When the 9.0 Fukushima earthquake rocked Japan in 2011, crippling nuclear facilities and generating a deadly tsunami, an early warning system conceived at the California Institute of Technology (Caltech) 10 years ago and installed in 2007 helped prevent even more destruction.
The 60 seconds of advanced warning allowed time to stop 11 bullet trains, disable 16,000 elevators, flash warning signs to motorists and give students a chance to duck under desks, although it didn’t prevent the 16,000 quake-related deaths and 6,000 injuries.
So where is California’s early-warning system? The answer is: partially deployed but mostly on the drawing board waiting for about $80 million and the will to put it in place statewide. State Senator Alex Padilla introduced legislation in January that would require the Office of Emergency Services, “in collaboration with various entities, including the United States Geological Survey, to develop a comprehensive statewide earthquake early warning system in California.”
As Padilla’s bill points out in its introduction, existing law merely “requires the office to develop and distribute an educational pamphlet for use by kindergarten, any of grades 1 to 12, inclusive, and community college personnel to identify and mitigate the risks posed by nonstructural earthquake hazards.”
That probably won’t get the job done, and maybe neither will Padilla’s proposal, which is moving through the legislature with, as yet, no appropriation of funds attached to it. Padilla told the New York Times, “I haven’t come across anybody who thinks we shouldn’t do it. The only question I get is ‘Where is the money going to come from?’ ”
Six months ago, the answer to Padilla’s rhetorical question might have been a shrug of the shoulders from government officials who have been wrestling with enormous state deficits since the 2008 worldwide economic meltdown. But a recent upturn in the economy and a roaring stock market has put California back in the black with a multi-billion-dollar surplus.

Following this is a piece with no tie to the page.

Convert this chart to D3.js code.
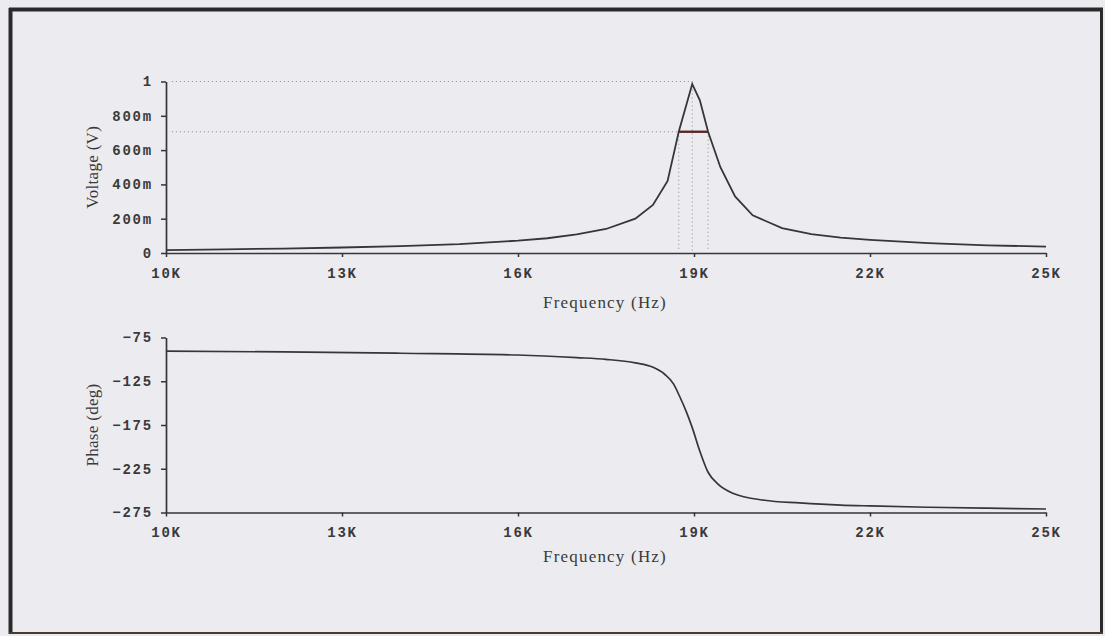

The Kobe earthquake in 1995 was a major impetus for Japan’s development of its alert system, and a 1985 Mexico City earthquake pushed Mexico to develop one there. The 1994 Northridge quake was California’s last major shaker, but that disaster didn’t seem to be enough to get the job done in the Golden State.
Around 300 sensors are already in place in the state but hundreds more are necessary to complete a network that would also require new software and an expansion of sensor stations for starters.
The Japanese system was developed by Richard Allen of the University of California, Berkeley and seismologist Hiroo Kanamori of Caltech. Building on a vision espoused in 1868 (yes, the 19th century) by a physician, Dr. J.D. Cooper, their research focused on the measurement of what are called p-waves, early benign rumblings from crunching tectonic plates that can act as precursors to the devastating s-waves that ripple through the ground with destructive force.
Their work, published in 2003, was used in Japan when it put 1,000 seismometers in place along the Pacific Ring of Fire. Those sensors provided the data which triggered the alert that popped up on computer desktops and cellphones, set off loudspeaker systems on rooftops and screeched through mass transit systems.
In California, the only screeching to be heard if there is a major earthquake will likely come from residents who want to know why they didn’t have some advanced warning.